Precision Interest Grows In Brazil

The Brazilian Conference on Precision Agriculture (ConBAP 2014) was held in the city of Sao Pedro and was the largest attended to-date with over 340 attendees.  I had the pleasure to attend this conference while meeting many new friends that had unique technology and management solutions for improving crop production in Brazil and worldwide.  The conference itself provided an excellent overview of the state of precision agriculture across Brazil and had a good blend of academia, industry, consultants and other technology experts giving both presentations and networking.


The largely Brazil-based vendor area was full of energy during breaks. Many discussions mirrored topics common in the U.S., but also differed on the issue of how to move precision ag forward in different regions of Brazil. I was impressed with the soil sampling equipment and variable-rate solutions that I had not seen in other countries. You could tell grid or zone soil sampling followed by variable-rate fertilizer application had become a substantial practice in many crops.  However, there were several U.S.-based companies represented either as an company or being offered under a Brazilian dealer, including Precision Planting, Raven, Ag Leader, John Deere and Trimble.

Presentations focused primarily on sugarcane, cotton, corn and soybeans. Most topics dealt with technology and site-specific practices in these crops, but citrus and other specialty crops were also discussed. Variable-rate application of fertilizer in corn and how to develop management zones was a theme for many talks. There was also concern about the consistent accuracy of RTK level solutions delivered through satellite, and that performance can vary depending upon the region. The sugarcane and grain industry are concerned about long-term accuracy due to their cropping conditions and need for repeatable accuracy in autoguidance technology.
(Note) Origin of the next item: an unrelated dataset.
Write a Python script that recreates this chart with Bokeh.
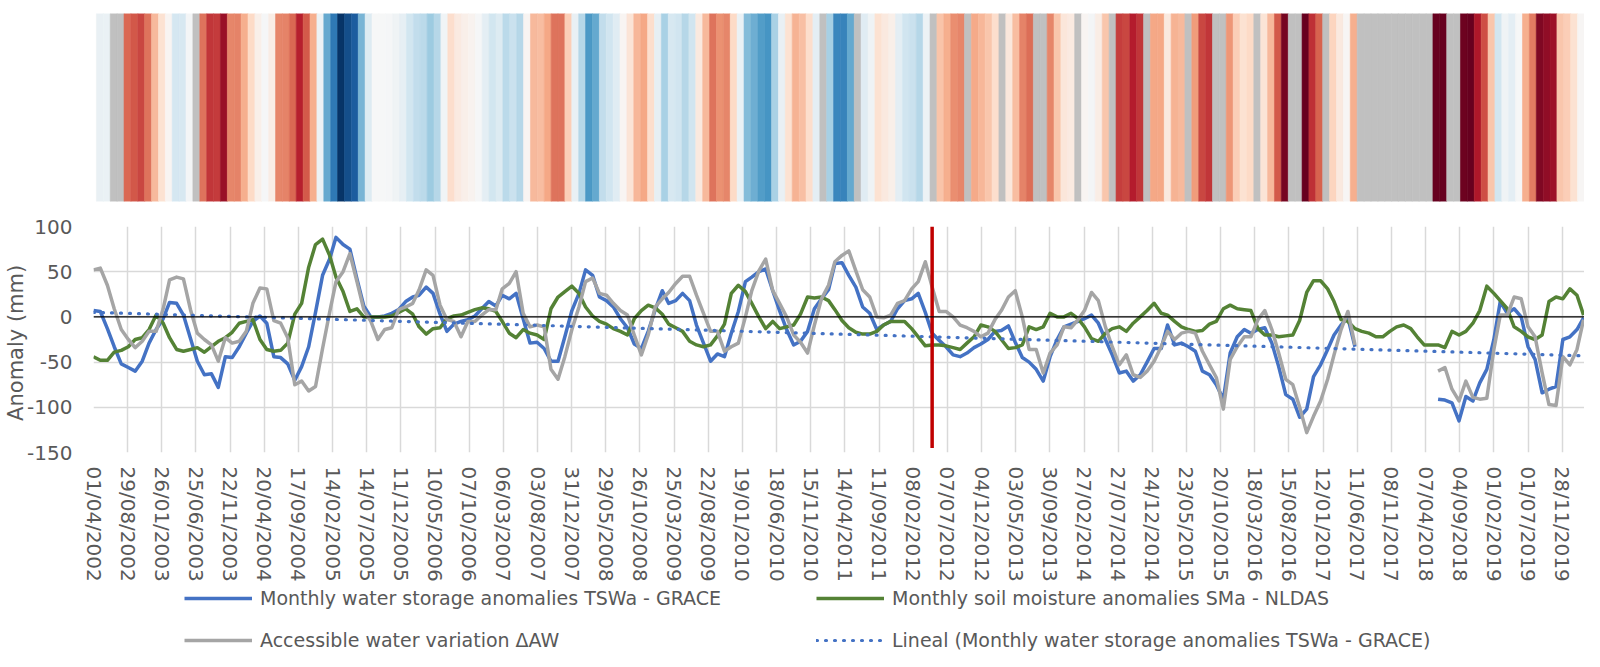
import numpy as np
import pandas as pd
from bokeh.plotting import figure
from bokeh.models import (Range1d, FixedTicker, DatetimeTickFormatter, Span, Legend,
                          LegendItem, ColumnDataSource, LinearColorMapper)
from bokeh.layouts import column
from bokeh.embed import file_html
from bokeh.resources import INLINE

# ---------------- data (monthly, first month = April 2002) ----------------
first_month = "2002-04-01"
n_months = 216
N = None

# Monthly water storage anomalies TSWa - GRACE (mm)
tswa = [
    7, 6, -13, -33, -52, -56, -60, -49, -29, -14, -2, 16,
    15, 2, -24, -49, -64, -63, -78, -44, -45, -33, -18, -5,
    1, -7, -44, -45, -52, -70, -55, -33, 5, 46, 64, 88,
    80, 75, 42, 12, 0, 0, 1, 4, 8, 17, 22, 24,
    33, 26, 3, -16, -8, -5, -3, 1, 9, 17, 12, 24,
    20, 26, -2, -29, -28, -35, -49, -49, -22, 7, 26, 52,
    46, 22, 18, 11, -2, -12, -30, -35, -16, 8, 29, 15,
    18, 26, 18, -9, -29, -49, -41, -44, -18, 6, 39, 44,
    50, 53, 29, 7, -14, -31, -27, -16, 9, 20, 30, 59,
    60, 46, 33, 11, 4, -14, -9, -5, 9, 18, 20, 26,
    5, -18, -26, -33, -42, -44, -40, -34, -30, -25, -16, -15,
    -10, -28, -45, -50, -58, -71, -44, -25, -11, -8, -5, -2,
    2, -7, -25, -42, -62, -60, -71, -64, -50, -35, -35, -9,
    -31, -29, -33, -38, -60, -64, -75, -91, -40, -22, -14, -18,
    -14, -12, -29, -55, -86, -91, -111, -102, -66, -53, -36, -20,
    -9, -1, -33, N, N, N, N, N, N, N, N, N,
    N, N, -91, -92, -95, -115, -88, -93, -73, -58, -25, 17,
    4, 9, 0, -33, -47, -84, -80, -77, -25, -22, -14, -1,
]

# Monthly soil moisture anomalies SMa - NLDAS (mm)
sma = [
    -44, -48, -48, -39, -37, -33, -25, -23, -14, 2, -7, -23,
    -36, -38, -36, -34, -39, -33, -27, -23, -17, -7, -5, -3,
    -25, -36, -38, -37, -29, 3, 15, 55, 80, 86, 68, 44,
    28, 6, 9, 0, 0, 0, 0, 1, 5, 9, 3, -11,
    -19, -13, -12, -2, 1, 2, 5, 8, 10, 9, 6, -5,
    -18, -23, -14, -18, -20, -25, 9, 22, 28, 34, 26, 11,
    1, -5, -8, -13, -16, -20, -2, 7, 13, 10, 3, -8,
    -12, -16, -27, -31, -33, -31, -21, -8, 26, 35, 28, 15,
    0, -13, -5, -13, -11, -9, 3, 22, 21, 22, 18, 8,
    -4, -12, -17, -19, -19, -16, -9, -5, -5, -5, -13, -22,
    -32, -31, -31, -32, -34, -36, -29, -22, -9, -11, -16, -25,
    -35, -34, -31, -11, -14, -11, 4, 0, 0, 4, -2, -11,
    -24, -27, -18, -13, -11, -16, -7, 0, 7, 15, 4, 2,
    -5, -11, -14, -16, -15, -8, -5, 9, 13, 9, 8, 7,
    -13, -20, -20, -22, -21, -20, -4, 27, 40, 40, 31, 17,
    -3, -5, -13, -16, -18, -22, -22, -16, -11, -9, -13, -22,
    -31, -31, -31, -34, -16, -20, -16, -7, 7, 34, 26, 18,
    9, -11, -16, -22, -25, -20, 17, 22, 20, 31, 24, 2,
]

# Accessible water variation (mm)
daw = [
    52, 54, 35, 9, -14, -25, -34, -27, -16, -16, 9, 41,
    44, 42, 8, -18, -25, -31, -49, -23, -29, -27, -16, 15,
    32, 31, -4, -7, -23, -75, -71, -82, -77, -35, 5, 39,
    50, 70, 39, 8, -5, -25, -14, -12, 8, 11, 15, 30,
    52, 46, 13, -3, -5, -22, -5, -5, 2, 8, 8, 31,
    37, 50, 4, -11, -9, -11, -58, -69, -44, -14, 11, 39,
    43, 26, 24, 15, 7, 2, -20, -42, -20, 11, 20, 27,
    37, 45, 45, 24, 4, -16, -16, -38, -33, -29, 0, 29,
    51, 64, 29, 15, 0, -20, -28, -40, -9, 20, 35, 61,
    68, 73, 51, 30, 22, 0, -1, 2, 15, 18, 31, 39,
    61, 33, 6, 6, 0, -9, -12, -16, -22, -18, -3, 7,
    22, 29, 0, -36, -36, -62, -40, -31, -11, -12, -3, 7,
    27, 18, -11, -33, -53, -42, -64, -67, -60, -49, -33, -16,
    -25, -18, -16, -18, -38, -53, -67, -102, -47, -33, -22, -22,
    -3, 7, -14, -40, -69, -75, -100, -128, -110, -93, -69, -42,
    -14, 6, -31, N, N, N, N, N, N, N, N, N,
    N, N, -60, -56, -80, -93, -71, -89, -91, -90, -36, 2,
    2, 22, 20, -11, -22, -62, -97, -98, -44, -53, -36, -3,
]

# months without GRACE solution (grey stripes), as month index from April 2002
stripe_missing = [2, 3, 14, 105, 110, 121, 126, 131, 136, 137, 142, 147, 152, 158,
                  162, 163, 168, 173, 174, 178, 183, 184, 185, 186, 187, 188, 189,
                  190, 191, 192, 193, 196, 197]

# linear trend of TSWa (value at first and last month)
trend_ends = [5.0, -43.0]

# vertical marker
marker_date = "2012-05-01"
marker_span = [-145, 100]

tick_first = "2002-04-01"
tick_step_days = 150
n_ticks = 44
y_ticks = [-150, -100, -50, 0, 50, 100]
y_tick_labels = ["-150", "-100", "-50", "0", "50", "100"]

labels = ["Monthly water storage anomalies TSWa - GRACE",
          "Monthly soil moisture anomalies SMa - NLDAS",
          "Accessible water variation \u0394AW",
          "Lineal (Monthly water storage anomalies TSWa - GRACE)"]

# ---------------- styling ----------------
FONT = "DejaVu Sans"
TXT = "#595959"
BLUE, GREEN, GREY, RED = "#4472C4", "#548235", "#A5A5A5", "#C00000"
W = 1584
LW = 3.5
TREND_DASH = "1 8"


def arr(v):
    return np.array([np.nan if x is None else x for x in v], dtype=float)


months = pd.date_range(first_month, periods=n_months, freq="MS")

# ---- stripes ----
rdbu = ['#67001f', '#b2182b', '#d6604d', '#f4a582', '#fddbc7', '#f7f7f7',
        '#d1e5f0', '#92c5de', '#4393c3', '#2166ac', '#053061']


def h2r(h):
    return tuple(int(h[i:i + 2], 16) for i in (1, 3, 5))


anch = [h2r(c) for c in rdbu]
pal = []
for k in range(256):
    t = k / 255 * (len(anch) - 1)
    j = min(int(t), len(anch) - 2)
    f = t - j
    c = tuple(round(anch[j][q] * (1 - f) + anch[j + 1][q] * f) for q in range(3))
    pal.append('#%02x%02x%02x' % c)

stripe_vals = arr(tswa)
stripe_vals[stripe_missing] = np.nan
idx = np.arange(n_months)
ssrc = ColumnDataSource(dict(left=idx, right=idx + 1, v=stripe_vals))
cmap = LinearColorMapper(palette=pal, low=-90, high=90, nan_color="#c0c0c0")

sp = figure(width=W, height=204, x_range=Range1d(-0.43, n_months), y_range=Range1d(0, 1),
            output_backend="svg", toolbar_location=None,
            x_axis_location=None, y_axis_location=None,
            min_border_left=93, min_border_right=0, min_border_top=13, min_border_bottom=3)
sp.grid.visible = False
sp.outline_line_color = None
sp.quad(left="left", right="right", bottom=0, top=1, source=ssrc,
        fill_color={"field": "v", "transform": cmap},
        line_color={"field": "v", "transform": cmap}, line_width=0.6)

# ---- main chart ----
t_end = months[-1] + pd.Timedelta(days=4)
p = figure(width=W, height=380, x_axis_type="datetime",
           x_range=Range1d(months[0], t_end), y_range=Range1d(-150, 100),
           output_backend="svg", toolbar_location=None,
           min_border_left=93, min_border_right=0, min_border_top=22, min_border_bottom=131)
p.outline_line_color = None

t0 = pd.Timestamp(tick_first)
xt = [int((t0 + pd.Timedelta(days=tick_step_days * k)).value // 10**6) for k in range(n_ticks)]
p.xaxis.ticker = FixedTicker(ticks=xt)
fmt = "%d/%m/%Y"
p.xaxis.formatter = DatetimeTickFormatter(microseconds=fmt, milliseconds=fmt, seconds=fmt,
                                          minsec=fmt, minutes=fmt, hourmin=fmt, hours=fmt,
                                          days=fmt, months=fmt, years=fmt)
p.xaxis.major_label_orientation = -np.pi / 2
p.yaxis.ticker = FixedTicker(ticks=y_ticks)
p.yaxis.major_label_overrides = {v: s for v, s in zip(y_ticks, y_tick_labels)}

for ax in (p.xaxis, p.yaxis):
    ax.axis_line_color = None
    ax.major_tick_line_color = None
    ax.minor_tick_line_color = None
    ax.major_tick_out = 0
    ax.major_tick_in = 0
    ax.minor_tick_out = 0
    ax.major_label_text_font = FONT
    ax.major_label_text_font_size = "20px"
    ax.major_label_text_color = TXT
p.xaxis.major_label_standoff = 14
p.yaxis.major_label_standoff = 21
p.yaxis.axis_label = "Anomaly  (mm)"
p.yaxis.axis_label_text_font = FONT
p.yaxis.axis_label_text_font_size = "21px"
p.yaxis.axis_label_text_font_style = "normal"
p.yaxis.axis_label_text_color = TXT
p.yaxis.axis_label_standoff = -4

p.xgrid.grid_line_color = "#d9d9d9"
p.ygrid.grid_line_color = "#d9d9d9"
p.xgrid.grid_line_width = 1.5
p.ygrid.grid_line_width = 1.5

src = ColumnDataSource(dict(x=months, tswa=arr(tswa), sma=arr(sma), daw=arr(daw)))
p.line("x", "tswa", source=src, line_color=BLUE, line_width=LW, line_join="round")
p.line("x", "sma", source=src, line_color=GREEN, line_width=LW, line_join="round")
p.line("x", "daw", source=src, line_color=GREY, line_width=LW, line_join="round")
p.line([months[0], months[-1]], trend_ends, line_color=BLUE, line_width=3.2,
       line_dash=TREND_DASH, line_cap="round")
p.add_layout(Span(location=0, dimension="width", line_color="black", line_width=1.3))
md = pd.Timestamp(marker_date)
p.line([md, md], marker_span, line_color=RED, line_width=3.5)

# ---- legend (own strip below the chart) ----
lg = figure(width=W, height=67, x_range=Range1d(0, 1), y_range=Range1d(0, 1),
            output_backend="svg", toolbar_location=None,
            x_axis_location=None, y_axis_location=None,
            min_border_left=93, min_border_right=0, min_border_top=0, min_border_bottom=0)
lg.grid.visible = False
lg.outline_line_color = None
off = [-5, -4]  # keeps the legend proxies outside the visible range
e_b = lg.line(off, off, line_color=BLUE, line_width=LW)
e_g = lg.line(off, off, line_color=GREEN, line_width=LW)
e_a = lg.line(off, off, line_color=GREY, line_width=LW)
e_t = lg.line(off, off, line_color=BLUE, line_width=3.2, line_dash=TREND_DASH,
              line_cap="round")
legend = Legend(items=[LegendItem(label=labels[0], renderers=[e_b]),
                       LegendItem(label=labels[1], renderers=[e_g]),
                       LegendItem(label=labels[2], renderers=[e_a]),
                       LegendItem(label=labels[3], renderers=[e_t])],
                location=(91, 0), orientation="horizontal", ncols=2,
                glyph_width=68, glyph_height=22, label_height=22, label_width=536,
                label_standoff=8, spacing=20, padding=0, margin=0,
                border_line_color=None, background_fill_alpha=0,
                label_text_font=FONT, label_text_font_size="19px", label_text_color=TXT)
lg.add_layout(legend, "center")

layout = column(sp, p, lg)
open("out.html", "w").write(file_html(layout, INLINE))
Some of the more notable presentations and follow-up discussions centered on UAVs, RTK, wireless connectivity and crop sensor development. Big Data was not a hot topic at the conference, possibly due to cellular connectivity limitations with the Internet in agriculture areas. I learned that a majority of, if not all, RTK autoguidance systems use radio communication and that the cellular industry purchased the 400 MHz bands.  That is a deep contrast to the U.S. situation where cellular plus 400 and 900 MHz radios are options. So farm connectivity is a hurdle at this point.


A notable need in Brazil was a sugarcane yield monitor.  Sugarcane represents a significant crop in Brazil that is harvested once a year with the crop having an average five-year life cycle before replanting. It is harvested eight months out of the year with many mills using RTK guidance to plant and harvest. Several mills are using grid or zone soil sampling for their fertility program but the absence of yield monitoring technology has prohibited the ability to validate VR programs and develop new site-specific management strategies.

The Brazilian precision ag community is very interested in the application of UAVs. While their use is supposed to be prohibited, some research is ongoing. There were three venders showcasing UAVs with two presenting benefits for the sugarcane and grain crop production.  I was amazed by interests in sensing technologies including commercially available crop sensors. Presentations on this subject were well attended and tended to have the most questions centered on cotton, corn and sugarcane. The ongoing sensor research I felt had high potential for application in the U.S. for enhancing nutrient management.